═══ Raw records
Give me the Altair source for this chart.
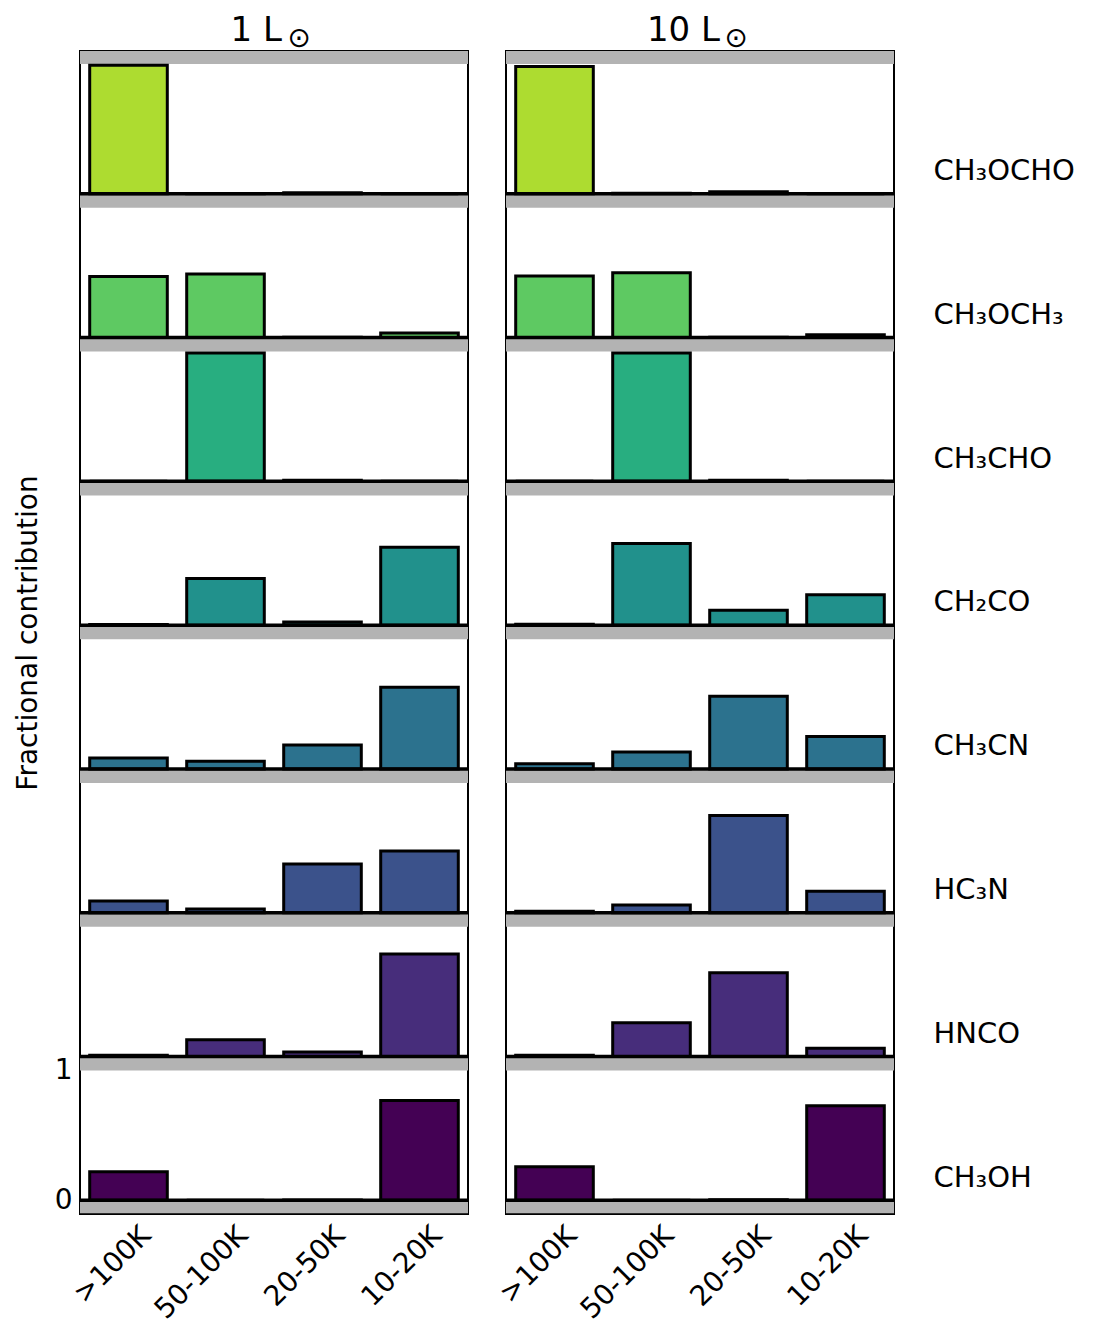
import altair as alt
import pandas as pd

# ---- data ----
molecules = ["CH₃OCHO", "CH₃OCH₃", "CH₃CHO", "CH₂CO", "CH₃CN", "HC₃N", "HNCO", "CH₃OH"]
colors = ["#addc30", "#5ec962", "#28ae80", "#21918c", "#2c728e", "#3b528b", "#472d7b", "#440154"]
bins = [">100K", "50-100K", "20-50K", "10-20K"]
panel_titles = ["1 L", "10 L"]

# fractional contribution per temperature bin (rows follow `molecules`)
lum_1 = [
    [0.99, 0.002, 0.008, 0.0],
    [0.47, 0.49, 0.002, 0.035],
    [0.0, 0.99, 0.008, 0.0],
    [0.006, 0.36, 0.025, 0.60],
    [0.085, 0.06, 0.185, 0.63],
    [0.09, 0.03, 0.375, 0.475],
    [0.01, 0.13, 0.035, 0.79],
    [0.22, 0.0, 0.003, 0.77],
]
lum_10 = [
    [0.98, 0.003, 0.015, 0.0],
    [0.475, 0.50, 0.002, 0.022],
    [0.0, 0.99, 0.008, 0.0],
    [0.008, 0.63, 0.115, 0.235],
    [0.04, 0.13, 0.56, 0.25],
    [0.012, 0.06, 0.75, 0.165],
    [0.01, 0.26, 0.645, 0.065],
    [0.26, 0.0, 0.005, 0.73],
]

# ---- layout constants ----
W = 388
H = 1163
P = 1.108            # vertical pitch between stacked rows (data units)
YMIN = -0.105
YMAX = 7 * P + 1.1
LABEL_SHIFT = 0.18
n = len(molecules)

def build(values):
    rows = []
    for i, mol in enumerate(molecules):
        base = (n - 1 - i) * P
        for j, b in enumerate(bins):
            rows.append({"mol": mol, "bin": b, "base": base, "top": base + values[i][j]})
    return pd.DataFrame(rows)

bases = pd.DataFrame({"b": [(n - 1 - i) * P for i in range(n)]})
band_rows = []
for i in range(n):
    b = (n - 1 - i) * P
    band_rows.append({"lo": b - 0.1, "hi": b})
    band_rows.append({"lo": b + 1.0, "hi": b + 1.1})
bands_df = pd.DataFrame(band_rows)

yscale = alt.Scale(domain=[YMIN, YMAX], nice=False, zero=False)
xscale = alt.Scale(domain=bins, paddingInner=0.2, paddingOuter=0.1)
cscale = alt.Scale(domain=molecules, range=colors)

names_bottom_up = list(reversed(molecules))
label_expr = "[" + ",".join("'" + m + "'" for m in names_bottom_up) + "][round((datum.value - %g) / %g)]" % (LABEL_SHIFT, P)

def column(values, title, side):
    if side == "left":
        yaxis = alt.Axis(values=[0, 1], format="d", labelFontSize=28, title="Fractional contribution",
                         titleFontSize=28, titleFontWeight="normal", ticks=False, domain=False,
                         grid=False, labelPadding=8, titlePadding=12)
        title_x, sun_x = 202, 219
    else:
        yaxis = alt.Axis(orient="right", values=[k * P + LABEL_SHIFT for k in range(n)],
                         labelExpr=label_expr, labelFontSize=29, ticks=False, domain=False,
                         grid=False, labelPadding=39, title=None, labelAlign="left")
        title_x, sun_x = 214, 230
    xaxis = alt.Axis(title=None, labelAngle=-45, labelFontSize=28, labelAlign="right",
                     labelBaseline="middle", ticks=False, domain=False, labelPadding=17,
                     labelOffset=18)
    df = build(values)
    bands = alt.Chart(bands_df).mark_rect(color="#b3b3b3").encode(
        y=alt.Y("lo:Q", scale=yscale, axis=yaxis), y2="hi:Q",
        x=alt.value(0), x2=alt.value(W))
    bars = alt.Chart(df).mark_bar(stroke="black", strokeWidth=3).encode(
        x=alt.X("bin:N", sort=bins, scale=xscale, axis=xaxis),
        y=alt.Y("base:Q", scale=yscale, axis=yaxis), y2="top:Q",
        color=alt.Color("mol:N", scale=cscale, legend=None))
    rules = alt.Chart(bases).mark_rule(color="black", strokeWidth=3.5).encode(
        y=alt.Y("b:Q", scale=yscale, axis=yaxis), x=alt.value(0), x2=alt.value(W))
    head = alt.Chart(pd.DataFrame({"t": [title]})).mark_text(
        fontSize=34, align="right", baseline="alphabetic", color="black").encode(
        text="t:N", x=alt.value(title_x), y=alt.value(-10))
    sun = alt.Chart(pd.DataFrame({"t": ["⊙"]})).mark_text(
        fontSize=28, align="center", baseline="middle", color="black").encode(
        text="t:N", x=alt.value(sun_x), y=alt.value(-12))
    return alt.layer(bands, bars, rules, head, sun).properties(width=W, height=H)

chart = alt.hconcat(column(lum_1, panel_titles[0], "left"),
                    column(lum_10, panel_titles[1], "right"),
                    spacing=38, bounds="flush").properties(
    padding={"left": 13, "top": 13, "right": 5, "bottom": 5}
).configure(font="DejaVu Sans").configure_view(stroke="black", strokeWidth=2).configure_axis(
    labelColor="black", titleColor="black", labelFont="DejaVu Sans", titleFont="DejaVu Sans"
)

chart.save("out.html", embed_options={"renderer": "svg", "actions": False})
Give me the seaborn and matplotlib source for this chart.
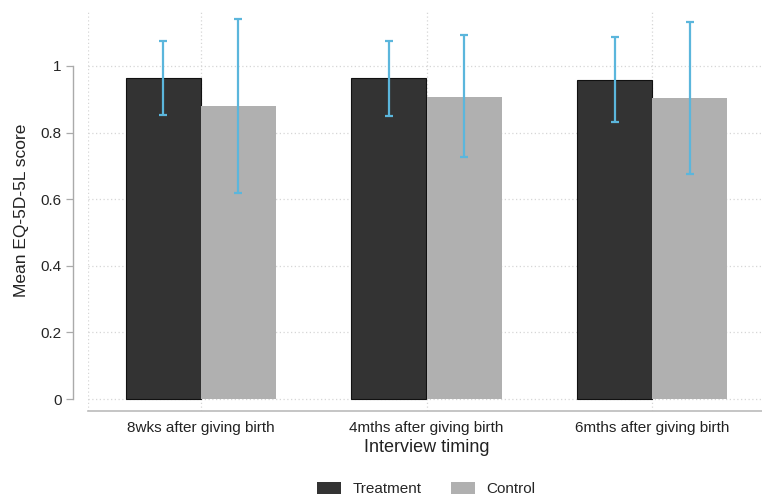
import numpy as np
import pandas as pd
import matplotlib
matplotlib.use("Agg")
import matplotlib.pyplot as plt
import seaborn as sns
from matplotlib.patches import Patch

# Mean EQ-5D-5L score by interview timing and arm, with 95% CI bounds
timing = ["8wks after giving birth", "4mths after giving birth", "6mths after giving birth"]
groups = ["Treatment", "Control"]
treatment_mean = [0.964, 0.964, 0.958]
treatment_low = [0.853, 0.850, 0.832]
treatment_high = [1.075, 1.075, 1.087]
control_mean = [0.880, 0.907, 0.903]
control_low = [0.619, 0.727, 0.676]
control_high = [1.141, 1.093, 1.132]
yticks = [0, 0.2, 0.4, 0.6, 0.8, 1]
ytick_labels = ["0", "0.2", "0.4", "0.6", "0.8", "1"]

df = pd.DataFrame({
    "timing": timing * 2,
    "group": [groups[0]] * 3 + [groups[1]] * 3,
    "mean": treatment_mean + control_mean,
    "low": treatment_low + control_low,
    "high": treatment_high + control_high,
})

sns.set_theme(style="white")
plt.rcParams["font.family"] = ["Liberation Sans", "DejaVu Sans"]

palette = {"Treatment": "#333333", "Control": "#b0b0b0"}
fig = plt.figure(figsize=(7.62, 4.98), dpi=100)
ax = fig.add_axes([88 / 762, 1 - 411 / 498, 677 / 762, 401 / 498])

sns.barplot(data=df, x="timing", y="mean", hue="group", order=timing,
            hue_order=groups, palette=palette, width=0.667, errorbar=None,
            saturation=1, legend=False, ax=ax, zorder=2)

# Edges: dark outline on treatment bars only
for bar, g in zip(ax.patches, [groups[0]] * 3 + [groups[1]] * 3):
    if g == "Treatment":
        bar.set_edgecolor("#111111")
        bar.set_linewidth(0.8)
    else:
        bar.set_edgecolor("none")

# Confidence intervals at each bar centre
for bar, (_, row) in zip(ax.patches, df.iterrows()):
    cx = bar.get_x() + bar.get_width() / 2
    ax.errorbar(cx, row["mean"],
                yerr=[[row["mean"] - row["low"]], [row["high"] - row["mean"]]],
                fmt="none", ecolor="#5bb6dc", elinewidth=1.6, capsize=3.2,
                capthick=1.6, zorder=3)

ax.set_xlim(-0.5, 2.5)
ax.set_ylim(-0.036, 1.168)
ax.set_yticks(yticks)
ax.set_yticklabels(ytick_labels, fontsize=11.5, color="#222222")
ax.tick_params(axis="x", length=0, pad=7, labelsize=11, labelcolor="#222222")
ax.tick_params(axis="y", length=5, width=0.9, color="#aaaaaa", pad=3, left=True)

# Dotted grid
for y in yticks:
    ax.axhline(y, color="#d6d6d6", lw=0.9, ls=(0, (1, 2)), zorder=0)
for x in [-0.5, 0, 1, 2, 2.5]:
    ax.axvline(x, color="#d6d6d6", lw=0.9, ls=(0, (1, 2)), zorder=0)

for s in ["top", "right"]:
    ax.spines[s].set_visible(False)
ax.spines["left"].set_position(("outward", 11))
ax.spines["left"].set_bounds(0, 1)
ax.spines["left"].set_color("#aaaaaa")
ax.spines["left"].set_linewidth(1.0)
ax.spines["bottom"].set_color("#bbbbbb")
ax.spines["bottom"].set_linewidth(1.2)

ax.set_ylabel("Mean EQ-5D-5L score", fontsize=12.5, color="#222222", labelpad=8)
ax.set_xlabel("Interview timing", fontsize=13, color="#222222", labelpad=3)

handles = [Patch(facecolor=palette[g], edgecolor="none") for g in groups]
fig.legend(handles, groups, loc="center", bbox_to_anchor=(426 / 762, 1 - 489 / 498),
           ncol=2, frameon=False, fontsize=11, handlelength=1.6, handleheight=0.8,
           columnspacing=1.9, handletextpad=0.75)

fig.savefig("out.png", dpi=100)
══════
Nothing but the lines from the one with "Give me the seaborn" through the one with "from matplotlib.patches import Patch" is to be copied, exactly and ends included. Leave pictures out.

Give me the seaborn and matplotlib source for this chart.
import numpy as np
import pandas as pd
import matplotlib
matplotlib.use("Agg")
import matplotlib.pyplot as plt
import seaborn as sns
from matplotlib.patches import Patch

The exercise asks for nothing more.